CalPERS’ performance took a nose-dive into negative territory in 2018. The $348.7 billion and largest public pension fund in the U.S. supporting the health and retirement benefits of California’s Public Employees earned -3.9% in the year, 6.3% for the three years and 5.1% for the five years ended Dec. 31, with a ten year performance at 7.9%, as reported by Pensions & Investments.
Now, on the surface, the 1-year performance of a pension fund designed to produce returns of a multi-generational trajectory of long may lead you to think is like evaluating the future of GE based on quarterly earnings reports. Appearing as a somewhat nebulous indicator, or consequence, when not significantly impacting the three, five, and ten-year performance characteristics.
You think. Except that a commercial company like GE can open new lines of businesses that require it to make large investments impacting the bottom-line significantly and affecting the cause of why the one-year consequence looks dire. In contrast, CalPERS’ performance, void of any discernable directive to affect cause, is solely confined to a heap of complex consequential outcomes affecting its returns.
In Search of Causation
Indeed, the performance of CalPERS is dependent mainly on financial instruments it cannot affect the outcome of. The reason why I called asset management, looking from the outside in 7 years ago, a musical chair game of me-too risk escapism.
- 48.8% to a horse-race of public equities,
- 22.5% to the issuance of loans with repayments identified as global “fixed” income,
- 10.8% to stale objects, things you can touch, like real estate and precious metals, defined as real assets,
- 7.7% to revitalizing stumbling companies with private equity, including a tiny opportunistic, yet conflicting, grab-bag of venture capital,
- 5.9% to inflation-sensitive commodities and bonds.
The problem with traditional asset management, as you can witness from the assets above, is its reactive rather than proactive nature that puts inevitable pressure on the unfunded liability that may lead CalPERS to modify member and employee contributions, and eventually, when push leads to shoving, as guaranteed by California law, have the State pick up the tab (it has happened already). The bill ultimately relayed to every single taxpayer in California.
CalPERS analyzes the performance of the individual asset classes continually, a process not publicly disclosed, and, with board approval, adjusts the dials of asset-class allocations to tune the total fund performance. Allocation escapism from an underperforming asset class may lead to a redistribution of assets towards a better performing asset class, with asset diversification, in essence, turned into a hedge (of long).
The problem with the downstream optimization of existing consequences is that they inevitably run out of steam, as the returns appear to indicate. However, one ought not merely to assume the negative returns produced by CalPERS in 2018 are happening as a result of bad judgment of how to hedge bets, for any bet not directly derived from cause, is bound to yield an invalid inference.

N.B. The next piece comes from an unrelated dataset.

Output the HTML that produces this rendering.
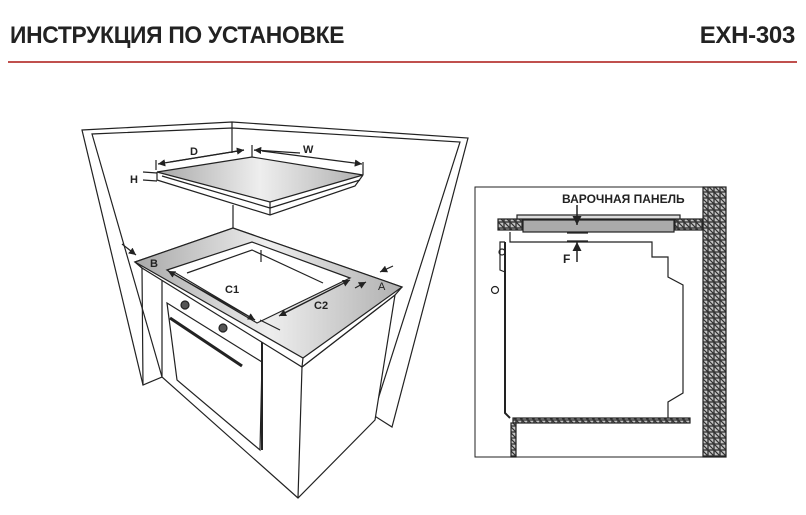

In the same way, a bad report card of a child cannot unequivocally be traced back to, say, laziness. Instead, it may have been the difficulty of the material; the study was not explained very well; the teacher was just bad; the child went through a bitter divorce, etc. Correlation, as we learned in school, no undeniable proof of causation if you catch my drift.
An ounce of prevention is worth a pound of cure.
In this context, CalPERS must move from a passive and reactive investor, using 80-year-old dead-beat asset classifications wholly disassociated from its inherent risk with endless bottom-heavy diversification to becoming an active and proactive investor investing in the access to a massive greenfield of humanitarian need (rather than an unsustainable vile-maxim of human want).
Indeed, pension funds such as CalPERS can play a pivotal role in the ever-expanding fractal of humanity and allow its members to benefit from such expansion.
CalPERS must become a strategic investor, in control of its future, and move away from the endless financial engineering and downstream suboptimization of an existing norm in asset management, towards an upstream realization of a new norm that promotes a brave new and renewable world for us all.
I cannot wait to have another talk with CalPERS, soon, to educate and help them facilitate the plan for such a transition.